» Written instruction
Return each line containing the string "chart".

>>>>

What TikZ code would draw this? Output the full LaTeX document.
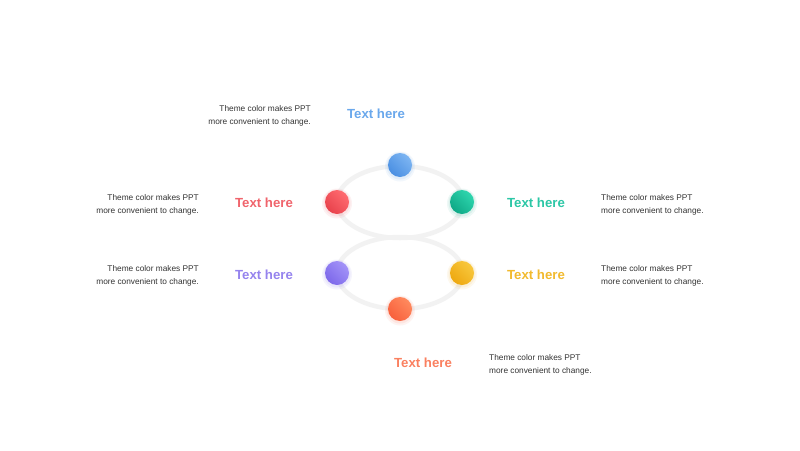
\documentclass[tikz,border=0pt]{standalone}
\usepackage{fontspec}
\setmainfont{Liberation Sans}
\definecolor{cblueA}{HTML}{7DB5F2}
\definecolor{cblueB}{HTML}{4A8FE2}
\definecolor{credA}{HTML}{FF6B70}
\definecolor{credB}{HTML}{E8424C}
\definecolor{cgreenA}{HTML}{2ED6AE}
\definecolor{cgreenB}{HTML}{0FA886}
\definecolor{cpurpA}{HTML}{A393F8}
\definecolor{cpurpB}{HTML}{7D68EA}
\definecolor{cyelA}{HTML}{F8C83E}
\definecolor{cyelB}{HTML}{EEA810}
\definecolor{corA}{HTML}{FF8A5E}
\definecolor{corB}{HTML}{F8603C}
\definecolor{tblue}{HTML}{6AA8EC}
\definecolor{tred}{HTML}{F0646C}
\definecolor{tgreen}{HTML}{2CC7A6}
\definecolor{tpurp}{HTML}{9583EE}
\definecolor{tyel}{HTML}{F2BA2E}
\definecolor{tor}{HTML}{FA8060}
\definecolor{ringgray}{HTML}{F2F2F2}
\definecolor{desc}{HTML}{333333}
\tikzset{
  ring/.style={draw=ringgray, line width=4.5pt},
  title/.style={font=\fontsize{13.2}{15}\selectfont\bfseries, inner sep=0pt},
  desctext/.style={font=\fontsize{8.3}{13}\selectfont, text=desc, inner sep=0pt},
  ball/.style n args={2}{circle, minimum size=24pt, inner sep=0pt, left color=#1, right color=#2, shading angle=-45},
}
\newcommand{\halo}[2]{%
  \fill[#2, opacity=0.07] ($(#1)+(0,1.5)$) circle (15pt);
  \fill[#2, opacity=0.09] ($(#1)+(0,1)$) circle (13.5pt);
}
\usetikzlibrary{calc}
\begin{document}
\begin{tikzpicture}[x=1pt,y=-1pt]
\useasboundingbox[fill=white] (0,0) rectangle (800,450);
% rings
\draw[ring] (400,202) ellipse [x radius=63pt, y radius=36pt];
\draw[ring] (400,273) ellipse [x radius=63pt, y radius=36pt];
% halo positions
\coordinate (pb) at (400,165);
\coordinate (pr) at (337,202);
\coordinate (pg) at (462,202);
\coordinate (pp) at (337,273);
\coordinate (py) at (462,273);
\coordinate (po) at (400,309);
\halo{pb}{cblueB}
\halo{pr}{credB}
\halo{pg}{cgreenB}
\halo{pp}{cpurpB}
\halo{py}{cyelB}
\halo{po}{corB}
% balls
\node[ball={cblueA}{cblueB}] (bblue) at (pb) {};
\node[ball={credA}{credB}] (bred) at (pr) {};
\node[ball={cgreenA}{cgreenB}] (bgreen) at (pg) {};
\node[ball={cpurpA}{cpurpB}] (bpurp) at (pp) {};
\node[ball={cyelA}{cyelB}] (byel) at (py) {};
\node[ball={corA}{corB}] (bor) at (po) {};
% titles
\node[title, text=tblue] (tb) at (376,114) {Text here};
\node[title, text=tred] (tr) at (264,203) {Text here};
\node[title, text=tgreen] (tg) at (536,203) {Text here};
\node[title, text=tpurp] (tp) at (264,275) {Text here};
\node[title, text=tyel] (ty) at (536,275) {Text here};
\node[title, text=tor] (to) at (423,363) {Text here};
% descriptions
\node[desctext, align=right, anchor=east] (db) at (311,115.5) {Theme color makes PPT\\more convenient to change.};
\node[desctext, align=right, anchor=east] (dr) at (199,204.5) {Theme color makes PPT\\more convenient to change.};
\node[desctext, align=right, anchor=east] (dp) at (199,275.5) {Theme color makes PPT\\more convenient to change.};
\node[desctext, align=left, anchor=west] (dg) at (601,204.5) {Theme color makes PPT\\more convenient to change.};
\node[desctext, align=left, anchor=west] (dy) at (601,275.5) {Theme color makes PPT\\more convenient to change.};
\node[desctext, align=left, anchor=west] (do) at (489,364.5) {Theme color makes PPT\\more convenient to change.};
\end{tikzpicture}
\end{document}
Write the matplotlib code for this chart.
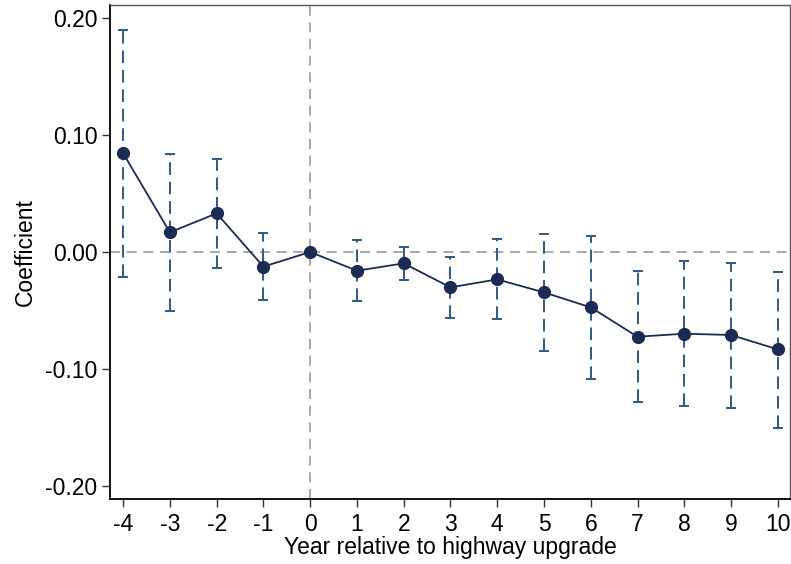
import matplotlib.pyplot as plt
import numpy as np

plt.rcParams['font.family'] = ['Liberation Sans', 'DejaVu Sans']
plt.rcParams['axes.unicode_minus'] = False

# event-study estimates
years = [-4, -3, -2, -1, 0, 1, 2, 3, 4, 5, 6, 7, 8, 9, 10]
coef = [0.0844, 0.0168, 0.0330, -0.0125, 0.0, -0.0160, -0.0097, -0.0302, -0.0234,
        -0.0345, -0.0473, -0.0724, -0.0698, -0.0709, -0.0832]
ci_hi = [0.190, 0.0838, 0.0797, 0.0160, 0.0, 0.0103, 0.0040, -0.0046, 0.0111,
         0.0154, 0.0137, -0.0162, -0.0074, -0.0091, -0.0174]
ci_lo = [-0.0216, -0.0504, -0.0134, -0.0413, 0.0, -0.0416, -0.0240, -0.0567, -0.0575,
         -0.0846, -0.1083, -0.1285, -0.1316, -0.1330, -0.1500]
yticks = [-0.20, -0.10, 0.00, 0.10, 0.20]

fig = plt.figure(figsize=(7.91, 5.64), dpi=100)
ax = fig.add_axes([110 / 791, 1 - 499 / 564, 680 / 791, 494 / 564])

ax.axhline(0, color='#9a9a9a', lw=1.2, ls=(0, (6, 4)), zorder=1)
ax.axvline(0, color='#9a9a9a', lw=1.2, ls=(0, (6, 4)), zorder=1)

x = np.array(years)
c = np.array(coef)
# error bars (skip the reference year, it has none)
m = x != 0
eb = ax.errorbar(x[m], c[m], yerr=[c[m] - np.array(ci_lo)[m], np.array(ci_hi)[m] - c[m]],
                 fmt='none', ecolor='#2f5a82', elinewidth=1.4, capsize=3.6,
                 capthick=1.4, zorder=2)
eb[2][0].set_linestyle((0, (6.5, 3.5)))

ax.plot(x, c, color='#1c2b55', lw=1.3, marker='o', ms=8.5, zorder=3)

ax.set_xlim(-4.28, 10.26)
ax.set_ylim(-0.211, 0.211)
ax.set_xticks(years)
ax.set_xticklabels([str(v) for v in years])
ax.set_yticks(yticks)
ax.set_yticklabels([f'{v:.2f}' for v in yticks])
ax.tick_params(direction='out', length=6, width=1, labelsize=16.5, color='#333333')
ax.tick_params(axis='y', pad=3)
ax.tick_params(axis='x', pad=4)

for s in ['left', 'bottom']:
    ax.spines[s].set_color('black')
    ax.spines[s].set_linewidth(1.3)
for s in ['top', 'right']:
    ax.spines[s].set_color('#555555')
    ax.spines[s].set_linewidth(1.0)

ax.set_xlabel('Year relative to highway upgrade', fontsize=16.5, labelpad=0)
ax.set_ylabel('Coefficient', fontsize=16.5, labelpad=6)

fig.savefig('out.png', dpi=100)
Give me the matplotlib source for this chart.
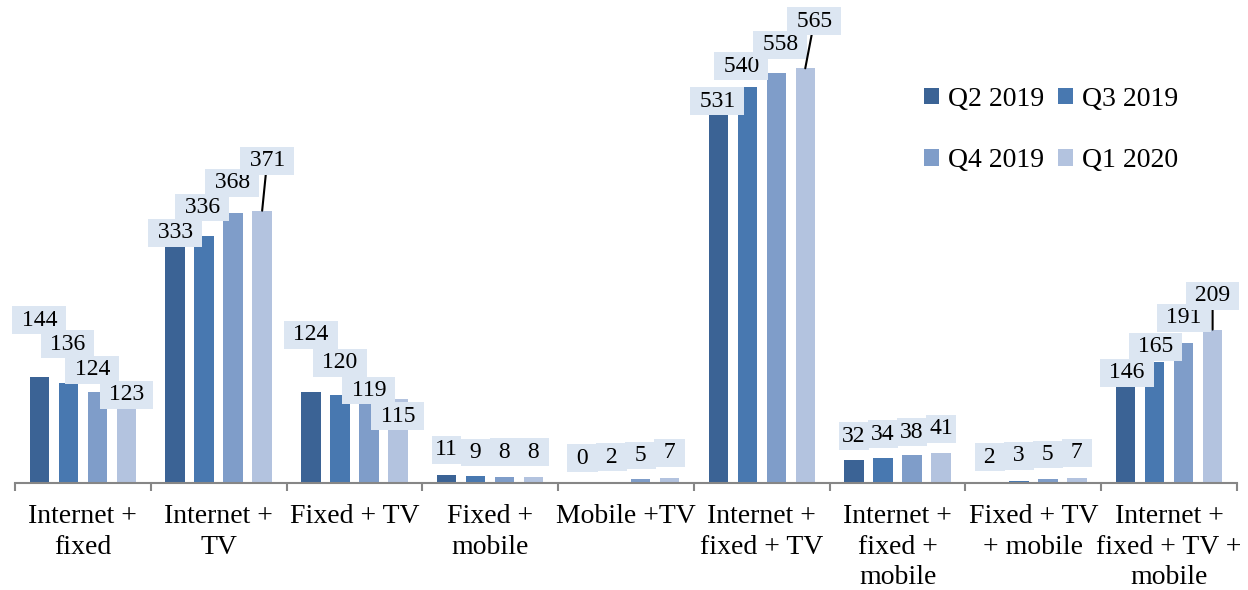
import numpy as np
import matplotlib
matplotlib.use("Agg")
import matplotlib.pyplot as plt

plt.rcParams['font.family'] = ['Liberation Serif', 'DejaVu Serif']

categories = ["Internet +\nfixed", "Internet +\nTV", "Fixed + TV", "Fixed +\nmobile",
              "Mobile +TV", "Internet +\nfixed + TV", "Internet +\nfixed +\nmobile",
              "Fixed + TV\n+ mobile", "Internet +\nfixed + TV +\nmobile"]
series_names = ["Q2 2019", "Q3 2019", "Q4 2019", "Q1 2020"]
q2_2019 = [144, 333, 124, 11, 0, 531, 32, 2, 146]
q3_2019 = [136, 336, 120, 9, 2, 540, 34, 3, 165]
q4_2019 = [124, 368, 119, 8, 5, 558, 38, 5, 191]
q1_2020 = [123, 371, 115, 8, 7, 565, 41, 7, 209]
values = [q2_2019, q3_2019, q4_2019, q1_2020]
colors = ["#3B6395", "#4878B0", "#7F9DC9", "#B3C3DF"]

# label placement (pixels from top of bar), hand-moved like the original
label_dy = [[57, 5.6, 57, 25, 25, -8, 23.5, 24.5, 3],
            [39, 29, 32, 24, 24.5, 20.5, 24, 25, 15],
            [22, 30, 5, 25, 24, 28.5, 23, 25, 25],
            [-2, 49.7, -17.5, 25, 25, 47, 24, 25, 33.6]]
label_dx = [[0, 0, 0, 0, 0, -1, 0, 0, 1],
            [-1, -2, 0, 0, 0, -6, 0, 0, 1],
            [-5, -1, 0, 0, 0, 4, 0, 0, 0],
            [0, 5, 0, 0, 0, 9, 0, 0, 0]]
leaders = {(3, 1), (3, 5), (3, 8)}

fig = plt.figure(figsize=(12.48, 5.9), dpi=100)
ax = fig.add_axes([15 / 1248, 107 / 590, 1222 / 1248, 483 / 590])

x = np.arange(len(categories))
step, width = 0.2135, 0.1436
bar_sets = []
for j, (name, vals, col) in enumerate(zip(series_names, values, colors)):
    bars = ax.bar(x + (j - 1.5) * step, vals, width=width, color=col, label=name, zorder=2)
    bar_sets.append(bars)

for j, bars in enumerate(bar_sets):
    for i, b in enumerate(bars):
        v = values[j][i]
        txt = f"{v}" if 10 <= v < 100 else f" {v} "
        arrow = None
        if (j, i) in leaders:
            arrow = dict(arrowstyle='-', color='black', lw=1.5, shrinkA=0, shrinkB=0)
        ax.annotate(txt, xy=(b.get_x() + b.get_width() / 2, v),
                    xytext=(label_dx[j][i], label_dy[j][i]), textcoords='offset pixels',
                    ha='center', va='center', fontsize=17, color='black',
                    bbox=dict(boxstyle='square,pad=0.14', fc='#DCE6F2', ec='none'),
                    arrowprops=arrow, zorder=5 + j)

ax.set_xlim(-0.5, len(categories) - 0.5)
ax.set_ylim(0, 483 / 0.734)
for s in ['top', 'right', 'left']:
    ax.spines[s].set_visible(False)
ax.spines['bottom'].set_color('#868686')
ax.spines['bottom'].set_linewidth(1.5)
ax.set_yticks([])
ax.set_xticks(np.arange(-0.5, len(categories), 1))
ax.set_xticklabels([])
ax.tick_params(axis='x', which='major', length=6, width=1.5, color='#868686')
ax.set_xticks(x, categories, minor=True)
ax.tick_params(axis='x', which='minor', length=0, pad=15, labelsize=20)
for t in ax.get_xticklabels(minor=True):
    t.set_linespacing(1.3)

h, l = ax.get_legend_handles_labels()
order = [0, 2, 1, 3]
ax.legend([h[k] for k in order], [l[k] for k in order], ncol=2, loc='center',
          bbox_to_anchor=(1051 / 1248, 1 - 130 / 590), bbox_transform=fig.transFigure,
          frameon=False, fontsize=20, handlelength=0.55, handleheight=0.55,
          handletextpad=0.3, columnspacing=0.5, labelspacing=1.3)

fig.savefig("out.png", dpi=100)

<<<<

» Output below
Write the matplotlib code for this chart.
Give me the matplotlib source for this chart.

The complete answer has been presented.